Don’t get me wrong, I absolutely LOVE Michelle Kwan, but I feel that Frank Carroll could have fixed her too-soon-rotated, “toe-slipping” triple flip, etc. whichever it is, at the 2002 Olympics. After the olympics, if she really needed to switch, she should have switched to Rafael Arutunian immediately and just skip Scott Williams. In addition, half of her unrelated Vera Wang dresses just took away from the 2003-2004 programs.
Nonetheless, I still watch each each of her programs 20X. She is still my favorite skater next to Kristi Yamaguchi. Maybe the tie is cause she didn’t win Olympic Gold.

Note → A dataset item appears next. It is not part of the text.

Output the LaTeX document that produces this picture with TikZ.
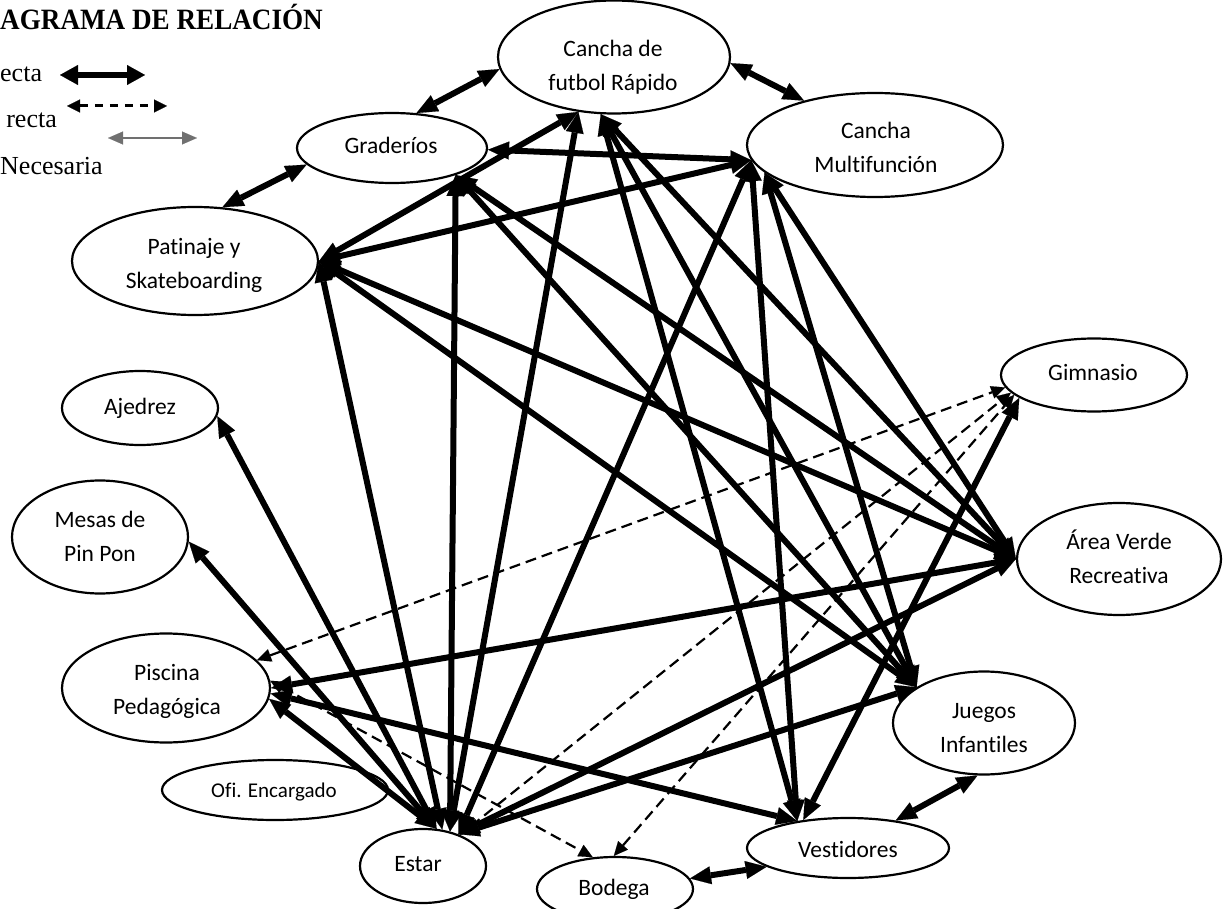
\documentclass[tikz,border=0pt]{standalone}
\usepackage{fontspec}
\setmainfont{Liberation Serif}
\newfontfamily\lblfont[Ligatures=NoCommon]{Carlito}
\newfontfamily\titlefont[FakeStretch=0.92]{Liberation Serif}
\usetikzlibrary{arrows.meta,shapes.geometric}
\definecolor{legray}{RGB}{112,112,112}
\tikzset{
  ell/.style={draw, ellipse, line width=2.2pt, fill=white, inner sep=0pt},
  lbl/.style={font=\lblfont\fontsize{23.5}{34}\selectfont, align=center, inner sep=0pt},
  lblsm/.style={font=\lblfont\fontsize{21}{25}\selectfont, inner sep=0pt},
  legtxt/.style={font=\fontsize{26}{30}\selectfont, inner sep=0pt},
  thk/.tip={Triangle[length=21pt,width=18pt,line width=0.1pt]},
  dtk/.tip={Triangle[length=14pt,width=13pt,line width=0.1pt]},
  rel/.style={line width=6pt, thk-thk},
  drel/.style={line width=2.2pt, dash pattern=on 11pt off 6pt, dtk-dtk},
  legthick/.style={line width=6.5pt, {Triangle[length=18pt,width=20pt,line width=0.1pt]}-{Triangle[length=18pt,width=20pt,line width=0.1pt]}},
  legdash/.style={line width=3pt, dash pattern=on 8pt off 7pt, {Triangle[length=13pt,width=13pt,line width=0.1pt]}-{Triangle[length=13pt,width=13pt,line width=0.1pt]}},
  leggray/.style={line width=2pt, draw=legray, {Triangle[length=15pt,width=13pt,line width=0.1pt]}-{Triangle[length=15pt,width=13pt,line width=0.1pt]}},
}
\begin{document}
\begin{tikzpicture}[x=1pt,y=-1pt]
\useasboundingbox (0,0) rectangle (1229,909);
% title and legend
\node[anchor=base west, inner sep=0pt, font=\titlefont\fontsize{29.5}{32}\selectfont\bfseries] (title) at (0,29.5) {AGRAMA DE RELACIÓN};
\node[legtxt, anchor=base west] (lt1) at (0,82) {ecta};
\node[legtxt, anchor=base east] (lt2) at (57,128) {recta};
\node[legtxt, anchor=base west] (lt3) at (0,175) {Necesaria};
\coordinate (la1) at (60,75);  \coordinate (lb1) at (145,75);
\coordinate (la2) at (67,106); \coordinate (lb2) at (167,106);
\coordinate (la3) at (108,138); \coordinate (lb3) at (197,138);
\draw[legthick] (la1) -- (lb1);
\draw[legdash] (la2) -- (lb2);
\draw[leggray] (la3) -- (lb3);
% ellipses
\node[ell, minimum width=232pt, minimum height=113pt] (fut) at (614,57) {};
\node[ell, minimum width=190pt, minimum height=70pt] (gra) at (392,148) {};
\node[ell, minimum width=256pt, minimum height=104pt] (mul) at (875,145) {};
\node[ell, minimum width=246pt, minimum height=108pt] (pat) at (195,261) {};
\node[ell, minimum width=156pt, minimum height=74pt] (aje) at (140,408) {};
\node[ell, minimum width=176pt, minimum height=113pt] (mes) at (100,537) {};
\node[ell, minimum width=208pt, minimum height=109pt] (pis) at (166,688) {};
\node[ell, minimum width=226pt, minimum height=60pt] (ofi) at (275,790) {};
\node[ell, minimum width=126pt, minimum height=74pt] (est) at (423,866) {};
\node[ell, minimum width=156pt, minimum height=64pt] (bod) at (615,889) {};
\node[ell, minimum width=202pt, minimum height=60pt] (ves) at (848,848) {};
\node[ell, minimum width=182pt, minimum height=103pt] (jue) at (984,723) {};
\node[ell, minimum width=186pt, minimum height=73pt] (gim) at (1094,375) {};
\node[ell, minimum width=204pt, minimum height=112pt] (are) at (1119,559) {};
% texts
\node[lbl] (futT) at (613,67) {Cancha de\\futbol Rápido};
\node[lbl] (mulT) at (876,147) {Cancha\\Multifunción};
\node[lbl] (patT) at (194,265) {Patinaje y\\Skateboarding};
\node[lbl] (mesT) at (100,536) {Mesas de\\Pin Pon};
\node[lbl] (pisT) at (167,691) {Piscina\\Pedagógica};
\node[lbl] (jueT) at (984,728) {Juegos\\Infantiles};
\node[lbl] (areT) at (1119,557) {Área Verde\\Recreativa};
\node[lbl, anchor=base] (graT) at (391,154) {Graderíos};
\node[lbl, anchor=base] (ajeT) at (140,414) {Ajedrez};
\node[lblsm, anchor=base] (ofiT) at (274,797) {Ofi. Encargado};
\node[lbl, anchor=base] (estT) at (418,871) {Estar};
\node[lbl, anchor=base] (bodT) at (614,895) {Bodega};
\node[lbl, anchor=base] (vesT) at (848,857) {Vestidores};
\node[lbl, anchor=base] (gimT) at (1093,381) {Gimnasio};
% dashed relations
\draw[drel] (pis.17) -- (gim.188);
\draw[drel] (pis.4) -- (bod.125);
\draw[drel] (est.40) -- (gim.192);
\draw[drel] (bod.92) -- (gim.194);
% direct relations
\draw[rel] (est.70) -- (aje.-6);
\draw[rel] (est.70) -- (mes.-3);
\draw[rel] (est.70) -- (pis.-6);
\draw[rel] (est.62) -- (pat.0);
\draw[rel] (est.52) -- (gra.-23);
\draw[rel] (est.52) -- (fut.-123);
\draw[rel] (est.42) -- (mul.187);
\draw[rel] (est.42) -- (are.180);
\draw[rel] (est.42) -- (jue.152);
\draw[rel] (pis.0) -- (are.180);
\draw[rel] (pis.-3) -- (ves.152);
\draw[rel] (pat.0) -- (fut.-123);
\draw[rel] (pat.0) -- (mul.187);
\draw[rel] (pat.0) -- (are.180);
\draw[rel] (pat.0) -- (jue.152);
\draw[rel] (gra.-1) -- (mul.187);
\draw[rel] (gra.-23) -- (jue.152);
\draw[rel] (gra.-23) -- (are.180);
\draw[rel] (fut.-103) -- (ves.152);
\draw[rel] (fut.-103) -- (jue.152);
\draw[rel] (fut.-103) -- (are.180);
\draw[rel] (mul.187) -- (ves.152);
\draw[rel] (mul.194) -- (jue.152);
\draw[rel] (mul.194) -- (are.180);
\draw[rel] (ves.148) -- (gim.197);
% short relations
\draw[rel] (gra.55) -- (fut.186);
\draw[rel] (fut.-3) -- (mul.148);
\draw[rel] (pat.63) -- (gra.191);
\draw[rel] (jue.-97) -- (ves.30);
\draw[rel] (bod.8) -- (ves.193);
\end{tikzpicture}
\end{document}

Her career was like a life story. In 1993, she had the technical guts but not the artistic package. From 1996-2005, she had the technical and artistic elements, but she made a few mistakes along the way. Lyra Angelica was still a good skate. In 2006, her body just gave up and yes the sport changed into a flexibility and triple-triple fest.

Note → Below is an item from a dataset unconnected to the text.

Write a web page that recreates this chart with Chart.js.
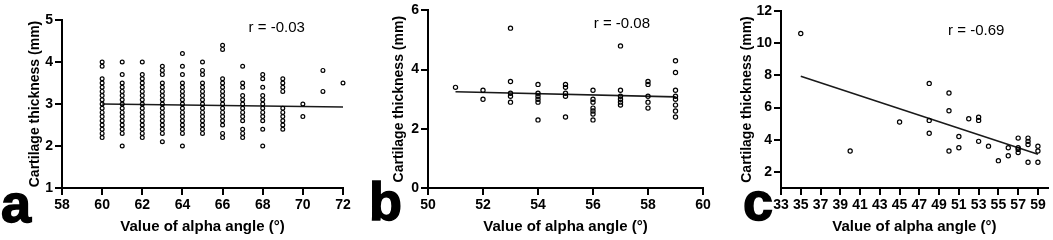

3 david // Feb 17, 2010 at 9:24 pm
It’s ridiculous to write her career as something like a tragedy.
Not having the Olympic gold is a huge disappointment for her resume. It was obviously very important to her.
But what she has that other skaters didn’t have was the luck to be a great skater while coming into the scene during the Kerrigan/Harding saga That popularity will probably never be matched in the years ahead for the sport. It’s the reason why her resume will ultimately prevail over the lack of an Olympic gold.

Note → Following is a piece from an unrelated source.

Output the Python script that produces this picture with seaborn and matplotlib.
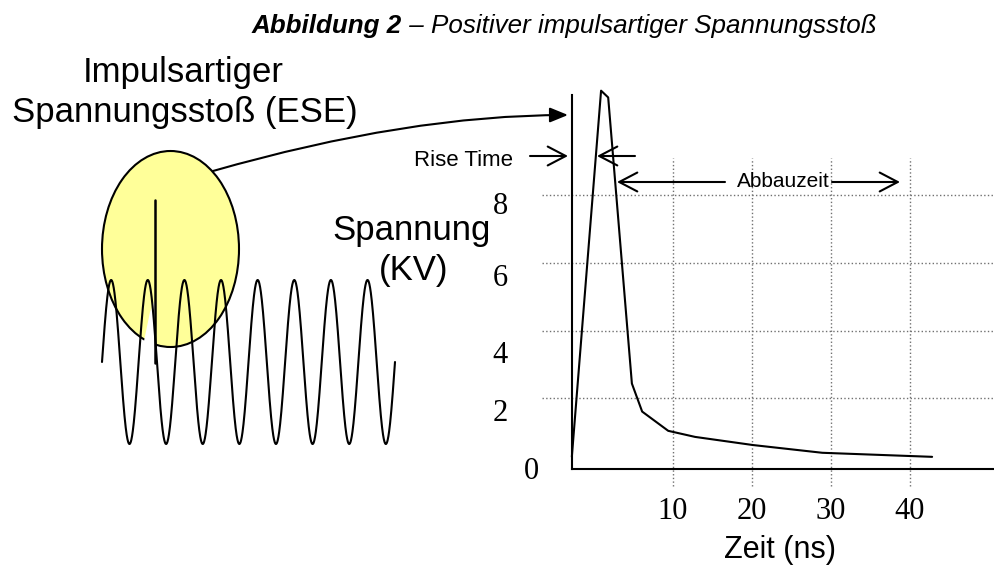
import numpy as np
import seaborn as sns
import matplotlib.pyplot as plt
from matplotlib import font_manager
from matplotlib.patches import Ellipse, Polygon
from matplotlib.transforms import ScaledTranslation

# Impulse curve
time_ns = [-2.8, 0.9, 1.8, 4.8, 6.1, 9.4, 12.8, 20.1, 28.9, 42.8]
voltage_kv = [0.26, 11.1, 10.9, 2.43, 1.6, 1.03, 0.85, 0.61, 0.38, 0.26]
x_ticks = [10, 20, 30, 40]
y_ticks = [0, 2, 4, 6, 8]
x_tick_labels = ["10", "20", "30", "40"]
y_tick_labels = ["0", "2", "4", "6", "8"]

title_bold = "Abbildung 2"
title_rest = " \u2013 Positiver impulsartiger Spannungsstoß"

sns.set_style("white")
names = {f.name for f in font_manager.fontManager.ttflist}
narrow = "Liberation Sans Narrow" if "Liberation Sans Narrow" in names else "Liberation Sans"
plt.rcParams["font.family"] = ["Liberation Sans", "DejaVu Sans"]
plt.rcParams.update({"text.color": "black", "axes.labelcolor": "black",
                     "xtick.color": "black", "ytick.color": "black"})

fig = plt.figure(figsize=(9.95, 5.67), dpi=100)
W, H = 995, 567

# main chart axes
ax = fig.add_axes([572 / W, (H - 469) / H, (W - 572) / W, (469 - 90) / H])
ax.set_xlim(-2.78, 50.76)
ax.set_ylim(-0.1, 11.12)

ax.hlines(y_ticks[1:], -6.6, 50.76, colors="#707070", linestyles=":", linewidth=1.0, clip_on=False)
ax.vlines(x_ticks, -0.6, 9.1, colors="#707070", linestyles=":", linewidth=1.0, clip_on=False)

sns.lineplot(x=time_ns, y=voltage_kv, sort=False, color="black", linewidth=1.5, ax=ax)
ax.get_lines()[-1].set_clip_on(False)

for s in ["top", "right"]:
    ax.spines[s].set_visible(False)
for s in ["left", "bottom"]:
    ax.spines[s].set_color("black")
    ax.spines[s].set_linewidth(1.5)
ax.spines["left"].set_bounds(-0.1, 10.97)

ax.set_xticks(x_ticks, x_tick_labels, family="Liberation Serif", fontsize=22)
ax.set_yticks(y_ticks, y_tick_labels, family="Liberation Serif", fontsize=22)
ax.tick_params(axis="x", length=0, pad=20)
ax.tick_params(axis="y", length=0, pad=46)
# the y labels in the original sit a bit off the grid lines
shifts = [(31, -2), (0, -12), (0, -21), (0, -12), (0, -8)]
for lab, (dx, dy) in zip(ax.get_yticklabels(), shifts):
    lab.set_transform(lab.get_transform() + ScaledTranslation(dx / 100, dy / 100, fig.dpi_scale_trans))

# overlay in pixel coordinates for the drawing on the left
ov = fig.add_axes([0, 0, 1, 1], zorder=3)
ov.set_xlim(0, W)
ov.set_ylim(H, 0)
ov.axis("off")
ov.patch.set_visible(False)

ov.add_patch(Ellipse((170.5, 249), 137, 196, facecolor="#FFFF99", edgecolor="black", linewidth=1.5, zorder=1))
ov.add_patch(Polygon([(143, 346), (150, 312), (155, 300), (156, 300), (156, 352)], closed=True,
                     facecolor="white", edgecolor="none", zorder=2))
wx = np.linspace(102, 395, 1200)
wy = 362 - 82 * np.sin(2 * np.pi * 8 * (wx - 102) / 293)
ov.plot(wx, wy, color="black", linewidth=1.5, zorder=3)
ov.plot([155, 155], [200, 363], color="black", linewidth=1.8, zorder=3)

ov.annotate("", xy=(568, 115), xytext=(213, 171),
            arrowprops=dict(arrowstyle="-|>,head_length=1.1,head_width=0.45", mutation_scale=10,
                            connectionstyle="angle3,angleA=16,angleB=0", color="black",
                            linewidth=1.5, shrinkA=0, shrinkB=0))
open_head = "->,head_length=1.3,head_width=0.68"
for start, end in [((530, 156), (568, 156)), ((635, 156), (597, 156)),
                   ((725, 182), (617, 182)), ((832, 182), (900, 182))]:
    ov.annotate("", xy=end, xytext=start,
                arrowprops=dict(arrowstyle=open_head, mutation_scale=10, color="black",
                                linewidth=1.5, shrinkA=0, shrinkB=0))

ov.text(513, 166, "Rise Time", family=narrow, fontsize=16, ha="right", va="baseline")
ov.text(783, 187, "Abbauzeit", family=narrow, fontsize=15, ha="center", va="baseline")

ov.text(183, 82, "Impulsartiger", fontsize=25, ha="center", va="baseline")
ov.text(185, 122, "Spannungsstoß (ESE)", fontsize=25, ha="center", va="baseline")
ov.text(412, 240, "Spannung", fontsize=25, ha="center", va="baseline")
ov.text(414, 280, "(KV)", fontsize=25, ha="center", va="baseline")
ov.text(780, 558, "Zeit (ns)", fontsize=22, ha="center", va="baseline")

t1 = ov.text(252, 33, title_bold, family=narrow, fontsize=18.7, fontweight="bold", fontstyle="italic",
             ha="left", va="baseline")
fig.canvas.draw()
bb = t1.get_window_extent()
ov.text(bb.x1, H - 33, title_rest, family=narrow, fontsize=18.7, fontstyle="italic",
        ha="left", va="baseline", transform=None)

fig.savefig("out.png", dpi=100)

Well, time will ultimately tell, but she’ll probably go down as the greatest. Not second or third or anywhere down the list of greats. Her popularity was too strong.
4 angela // Feb 19, 2010 at 12:05 pm
One question. Can anyone even name the women’s gold medalist from the last olympics? I can’t. That’s how memorable and important she was to the sport. And as for Ms. Lipinski and Ms. Hughes, they just won their medals and left the sport forever. Tara had destroyed her hips so much from her jumps that she was pretty much unable to jump past the age of 20. Michelle Kwan inspired far more girls in the decade plus that she endured.